Мать стала спрашивать его, что случилось, но, помня предупреждение, он не захотел ей ничего рассказывать. Но встревожившись и чувствуя, что над сыном нависла какая-то серьезная опасность, она насела на него, пока он не сдался и, заливаясь слезами, не рассказал ей, что произошло.

Мать оказалась прямой и честной женщиной.

Взяв сына за руку, она прямиком направилась в офис прокурора, где шли последние приготовления к битве в зале суда, которая должна была развернуться на следующий день.

— Чего вы хотели от моего сына? — с возмущением спросила она.

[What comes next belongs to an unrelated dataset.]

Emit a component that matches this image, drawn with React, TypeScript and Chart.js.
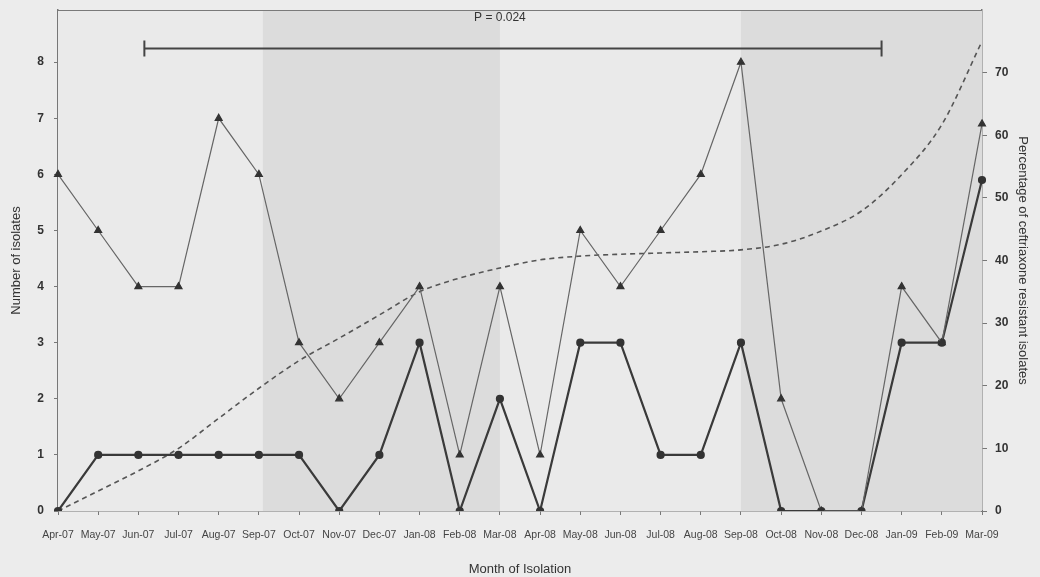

Ничего нет удивительного, что прокуратура решила обращаться с ней очень осторожно. Ничего нет удивительного, что ее не просили в зале суда опознать Кларенса Богги. Задай они ей такие вопросы, она сказала бы, что, по ее мнению, Кларенс Богги — не тот человек, которого она видела, что у него другая комплекция, другая походка и что она уверена во встрече с настоящим убийцей, который бродил вокруг в то время, когда Кларенс Богги уже сидел в тюрьме. Рассказала бы она и то, что полиция отказалась приехать по ее звонку.

Необходимо напомнить, что к моменту начала нашего расследования со дня убийства Петерсена прошло пятнадцать лет. И мы уже не могли поговорить с этим мальчиком, потому что он вырос, стал молодым человеком, пошел на войну и отдал жизнь за свою страну.

С другой стороны, помощник прокурора, который так старательно обходил острые углы, сам был обвинен в преступлении и попал в тюрьму.

Так что в наших руках была версия, которую мы не могли проверить. Мать, естественно, не слышала разговора сына с помощником прокурора. Она знала только то, что ей рассказал сын, после чего она выразила в прокуратуре свое возмущение. Это была грязная и подлая история. Помощник прокурора пытался обмануть правосудие, убеждая мальчика, который только входил в жизнь, совершить бесчестный поступок, о низости которого он сам был прекрасно осведомлен, он пытался обречь человека на смерть, убеждая двенадцатилетнего мальчика: «Я официальное лицо. И я не стал бы просить тебя делать что-то противозаконное».